*What this task involves*
Reproduce exactly, with no pictures, each line from the opening of the material down through the line containing "import seaborn as sns".

*Data extract*
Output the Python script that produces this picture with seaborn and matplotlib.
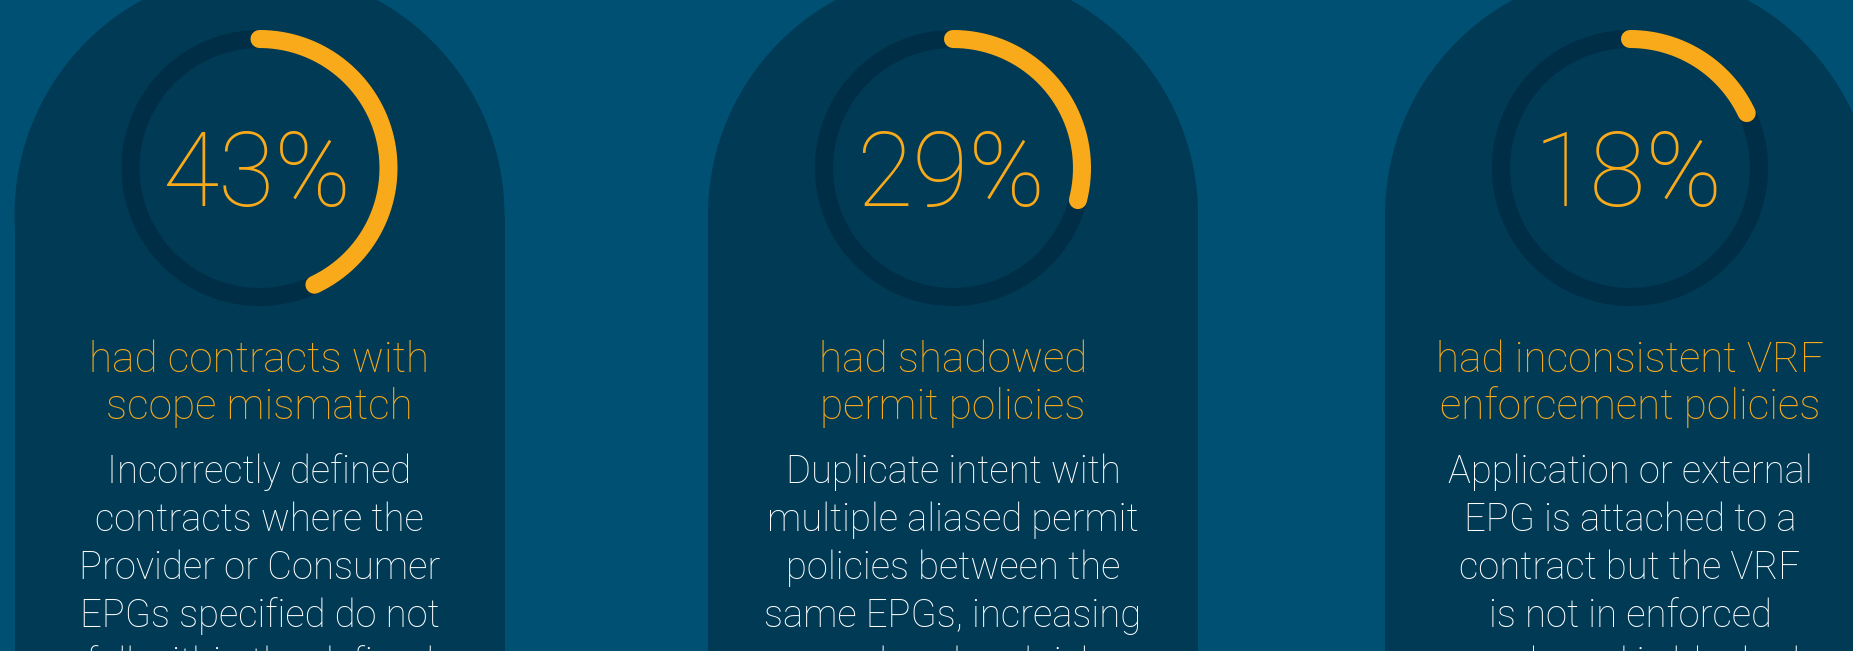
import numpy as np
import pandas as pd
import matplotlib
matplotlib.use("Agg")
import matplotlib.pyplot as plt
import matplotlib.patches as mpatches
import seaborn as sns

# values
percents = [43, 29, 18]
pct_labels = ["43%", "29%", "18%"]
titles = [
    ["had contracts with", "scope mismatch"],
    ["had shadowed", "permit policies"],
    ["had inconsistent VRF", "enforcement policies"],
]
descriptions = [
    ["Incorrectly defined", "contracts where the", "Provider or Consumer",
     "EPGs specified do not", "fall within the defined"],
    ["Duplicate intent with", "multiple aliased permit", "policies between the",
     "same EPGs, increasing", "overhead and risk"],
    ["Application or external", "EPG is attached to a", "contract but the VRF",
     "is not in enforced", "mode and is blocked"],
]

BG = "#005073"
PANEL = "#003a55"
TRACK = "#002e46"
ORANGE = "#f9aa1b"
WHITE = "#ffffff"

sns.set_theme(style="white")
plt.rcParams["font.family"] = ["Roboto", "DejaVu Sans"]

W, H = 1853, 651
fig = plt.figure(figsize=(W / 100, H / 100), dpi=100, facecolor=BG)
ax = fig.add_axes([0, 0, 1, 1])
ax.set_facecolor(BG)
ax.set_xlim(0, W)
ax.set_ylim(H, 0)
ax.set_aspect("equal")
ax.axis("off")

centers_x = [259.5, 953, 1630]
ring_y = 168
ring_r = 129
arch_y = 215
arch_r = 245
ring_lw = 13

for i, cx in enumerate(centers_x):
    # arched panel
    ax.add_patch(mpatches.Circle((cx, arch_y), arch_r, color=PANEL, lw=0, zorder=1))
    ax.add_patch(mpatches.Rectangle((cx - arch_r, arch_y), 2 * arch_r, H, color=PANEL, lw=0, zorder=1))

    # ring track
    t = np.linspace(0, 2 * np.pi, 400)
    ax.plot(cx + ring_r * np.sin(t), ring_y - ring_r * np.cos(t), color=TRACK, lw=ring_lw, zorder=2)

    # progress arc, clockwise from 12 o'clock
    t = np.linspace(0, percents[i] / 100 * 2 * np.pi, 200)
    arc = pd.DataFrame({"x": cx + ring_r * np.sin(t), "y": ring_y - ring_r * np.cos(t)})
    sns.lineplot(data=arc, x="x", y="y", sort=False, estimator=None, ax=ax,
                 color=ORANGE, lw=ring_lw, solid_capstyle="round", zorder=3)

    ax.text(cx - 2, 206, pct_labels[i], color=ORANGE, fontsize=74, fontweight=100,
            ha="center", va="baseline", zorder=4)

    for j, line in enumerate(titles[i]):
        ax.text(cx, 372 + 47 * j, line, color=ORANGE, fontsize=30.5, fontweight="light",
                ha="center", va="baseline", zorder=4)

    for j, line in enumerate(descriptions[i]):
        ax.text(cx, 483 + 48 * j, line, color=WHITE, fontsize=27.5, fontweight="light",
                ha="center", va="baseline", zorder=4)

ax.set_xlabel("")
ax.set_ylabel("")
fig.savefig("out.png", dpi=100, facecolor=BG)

*Result of the task*
Output the Python script that produces this picture with seaborn and matplotlib.
import numpy as np
import pandas as pd
import matplotlib
matplotlib.use("Agg")
import matplotlib.pyplot as plt
import matplotlib.patches as mpatches
import seaborn as sns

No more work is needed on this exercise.